Recovering When a Data Instance Is Down

If the error is a hardware error involving the host, then fix the problem with the host and reload the data instance with the ttGridAdmin dbLoad command. During reload, TimesTen Scaleout attempts to recover the element within that data instance.

If a data instance is down, you should restart it. If a data instance is not running, then all of the elements that the data instance manages are down.

You can check if data instances are down by using the ttGridAdmin dbStatus -all or the ttGridAdmin dbStatus -element commands. These show if a data instance (and thus its element) is considered down.

% ttGridAdmin dbStatus database1 -element

Database database1 element level status as of Wed Mar 8 14:07:11 PST 2017
 
Host  Instance  Elem Status Date/Time of Event  Message 
----- --------- ---- ------ ------------------- ------- 
host3 instance1    1 opened 2017-03-08 13:58:06         
host4 instance1    2 down                               
host5 instance1    3 opened 2017-03-08 13:58:06         
host6 instance1    4 opened 2017-03-08 13:58:09
host7 instance1    5 opened 2017-03-08 13:58:09
host8 instance1    6 opened 2017-03-08 13:58:09

When a data instance is down (due to a hardware or software failure), all communication channels to its managed elements are shut down and no new connections are allowed to access these elements until the data instance is restored and the element that it manages is recovered.

If the data instance is down, you restart it by restarting its TimesTen daemon. Once restarted, the data instance connects to a ZooKeeper server. If it does not immediately connect, it continues to try to connect to a ZooKeeper server. After connection, the data instance loads its element.

Note:

If the data instance fails to connect to any ZooKeeper server, it may be in an unending loop as it continues to try to connect.

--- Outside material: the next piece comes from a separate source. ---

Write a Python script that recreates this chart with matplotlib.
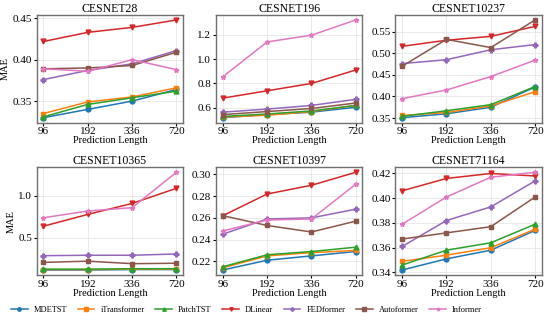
import matplotlib
matplotlib.use("Agg")
import matplotlib.pyplot as plt
import numpy as np

plt.rcParams['font.family'] = ['Liberation Serif', 'DejaVu Serif']

pred_lengths = ['96', '192', '336', '720']
models = ['MDETST', 'iTransformer', 'PatchTST', 'DLinear', 'FEDformer', 'Autoformer', 'Informer']
colors = ['#1f77b4', '#ff7f0e', '#2ca02c', '#d62728', '#9467bd', '#8c564b', '#e377c2']
markers = ['o', 's', '^', 'v', 'P', 's', '*']

datasets = ['CESNET28', 'CESNET196', 'CESNET10237', 'CESNET10365', 'CESNET10397', 'CESNET71164']

cesnet28 = [
    [0.330, 0.340, 0.350, 0.364],
    [0.335, 0.349, 0.355, 0.366],
    [0.331, 0.346, 0.354, 0.362],
    [0.422, 0.433, 0.439, 0.448],
    [0.376, 0.387, 0.395, 0.411],
    [0.389, 0.390, 0.393, 0.409],
    [0.389, 0.386, 0.400, 0.388],
]
cesnet196 = [
    [0.520, 0.545, 0.565, 0.605],
    [0.525, 0.540, 0.570, 0.620],
    [0.530, 0.550, 0.575, 0.620],
    [0.680, 0.740, 0.800, 0.910],
    [0.565, 0.590, 0.620, 0.670],
    [0.545, 0.570, 0.595, 0.640],
    [0.855, 1.140, 1.195, 1.320],
]
cesnet10237 = [
    [0.351, 0.360, 0.375, 0.422],
    [0.356, 0.363, 0.378, 0.411],
    [0.354, 0.367, 0.381, 0.423],
    [0.516, 0.530, 0.539, 0.562],
    [0.476, 0.485, 0.508, 0.520],
    [0.470, 0.532, 0.513, 0.577],
    [0.395, 0.415, 0.446, 0.484],
]
cesnet10365 = [
    [0.120, 0.120, 0.125, 0.125],
    [0.125, 0.125, 0.130, 0.130],
    [0.130, 0.130, 0.135, 0.135],
    [0.640, 0.780, 0.910, 1.090],
    [0.290, 0.295, 0.295, 0.310],
    [0.210, 0.225, 0.195, 0.200],
    [0.740, 0.820, 0.860, 1.280],
]
cesnet10397 = [
    [0.212, 0.221, 0.225, 0.229],
    [0.214, 0.225, 0.228, 0.230],
    [0.215, 0.226, 0.229, 0.233],
    [0.262, 0.282, 0.290, 0.302],
    [0.245, 0.259, 0.260, 0.268],
    [0.262, 0.253, 0.247, 0.257],
    [0.248, 0.258, 0.259, 0.291],
]
cesnet71164 = [
    [0.342, 0.351, 0.358, 0.374],
    [0.349, 0.354, 0.360, 0.375],
    [0.346, 0.358, 0.364, 0.379],
    [0.406, 0.416, 0.420, 0.418],
    [0.361, 0.382, 0.393, 0.414],
    [0.367, 0.372, 0.377, 0.401],
    [0.379, 0.401, 0.417, 0.421],
]
all_data = [cesnet28, cesnet196, cesnet10237, cesnet10365, cesnet10397, cesnet71164]

yticks = [
    [0.35, 0.40, 0.45],
    [0.6, 0.8, 1.0, 1.2],
    [0.35, 0.40, 0.45, 0.50, 0.55],
    [0.5, 1.0],
    [0.22, 0.24, 0.26, 0.28, 0.30],
    [0.34, 0.36, 0.38, 0.40, 0.42],
]
yfmt = ['%.2f', '%.1f', '%.2f', '%.1f', '%.2f', '%.2f']

fig, axes = plt.subplots(2, 3, figsize=(5.5, 3.2), dpi=100)
plt.subplots_adjust(left=0.067, right=0.985, top=0.953, bottom=0.141, wspace=0.226, hspace=0.417)

x = np.arange(len(pred_lengths))
for i, ax in enumerate(axes.flat):
    for j, m in enumerate(models):
        ax.plot(x, all_data[i][j], color=colors[j], marker=markers[j], markersize=3.5,
                linewidth=1.1, label=m)
    ax.set_title(datasets[i], fontsize=8.5, pad=2)
    ax.set_xticks(x)
    ax.set_xticklabels(pred_lengths)
    ax.set_yticks(yticks[i])
    ax.yaxis.set_major_formatter(matplotlib.ticker.FormatStrFormatter(yfmt[i]))
    ax.tick_params(labelsize=8, length=2, pad=1.5)
    ax.set_xlabel('Prediction Length', fontsize=7.5, labelpad=0)
    ax.grid(True, color='#e6e6e6', linewidth=0.6)
    for s in ax.spines.values():
        s.set_color('#707070')
        s.set_linewidth(1.0)
    if i % 3 == 0:
        ax.set_ylabel('MAE', fontsize=7.5, labelpad=2)

handles, labels = axes[0, 0].get_legend_handles_labels()
fig.legend(handles, labels, loc='center', ncol=7, fontsize=6, frameon=False,
           bbox_to_anchor=(0.448, 0.03), handlelength=2.0, columnspacing=1.3,
           handletextpad=0.7, markerscale=0.7)

plt.savefig('out.png', dpi=100)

You can manually restart the daemon for that data instance by using the instanceExec command to run either the ttDaemonAdmin -start or ttDaemonAdmin -restart commands. Use the instanceExec command options of -only hostname[.instancename] to restart a single data instance.

% ttGridAdmin instanceExec -only host4.instance1 ttDaemonAdmin -start 
Overall return code: 0
Commands executed on:
  host4.instance1 rc 0
Return code from host4.instance1: 0
Output from host4.instance1:
TimesTen Daemon (PID: 15491, port: 14000) startup OK.

If the data instance does not start using either the ttDaemonAdmin -start or ttDaemonAdmin -restart commands, then you can force a restart of all data instances. The following restarts all data instances and recovers all data up to the last common epoch.

ttGridAdmin instanceexec -type data ttDaemonAdmin -restart -force

See Run a Command or Script on Grid Instances (instanceExec) in Oracle TimesTen In-Memory Database Reference or ttDaemonAdmin in Oracle TimesTen In-Memory Database Reference.

If you know what caused the error that caused the data instance to fail, then reload the database with the ttGridAdmin dbLoad command after you fix the problem.

% ttGridAdmin dbLoad database1

Open the database to continue working.

% ttGridAdmin dbOpen database1

You can verify the results with the ttGridAdmin dbStatus command.